Allah, an den man sich verzweifelt wendet, dem man dankt, bei dem man
sich geborgen fühlt - der nicht nur die eigenen Wünsche, sondern auch
den Traum der Menschheit - von Frieden - möglich erscheinen lässt, wird
zum Rückgrat der eigenen Gedanken und der persönlichen Lebensführung.
Dabei lässt uns das namenlose "Ich" der Gedichte an seinen innersten
Fragen teilhaben, zwingt den Leser immer wieder in den direkten Dialog.

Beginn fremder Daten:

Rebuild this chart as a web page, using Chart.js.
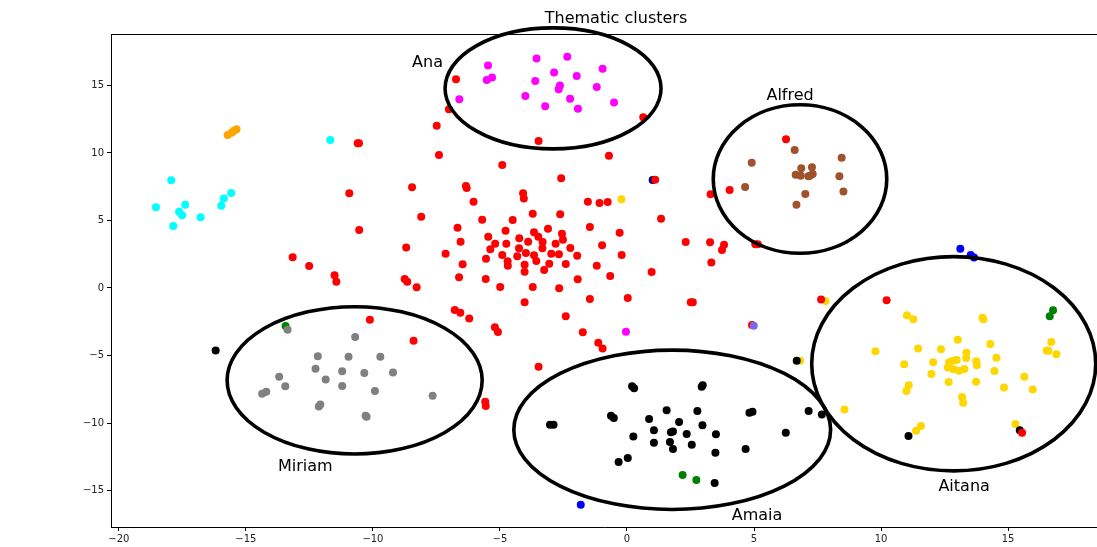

Doch das angesprochene "Du" ist bald Leser, bald Gott selbst - weltliches
und gläubiges Gespräch lassen sich nicht trennen. Dabei werden keineswegs
unzeitgemäße Themen verhandelt, die meisten Gedichte entfalten sich in
der Spannung der modernen Existenz, die durch bohrendes Fragen und die
Brüchigkeit sozialer Netze gekennzeichnet ist. Im Mittelpunkt steht daher
die immerwährende Sehnsucht nach Liebe und Zugehörigkeit, die sich im
Glauben erfüllt. Überzeugend ist zudem die tiefe Naturverbundenheit, die
aus den meisten Gedichten spricht: Wellen und Sterne geben den Rhythmus
vor, Leben und Glauben geraten zur kosmischen Erfahrung. So führen
letztendlich alle Gedichte, so unterschiedlichen Themen wie "Liebe",
"Musik", "Stadt" usw. sie auch gewidmet sind, zur selben Antwort:
Frag mich: "Wer ist es? Ist das alles wirklich wahr?"
Ich sage: "Er ist es, sein Name ist Allah!"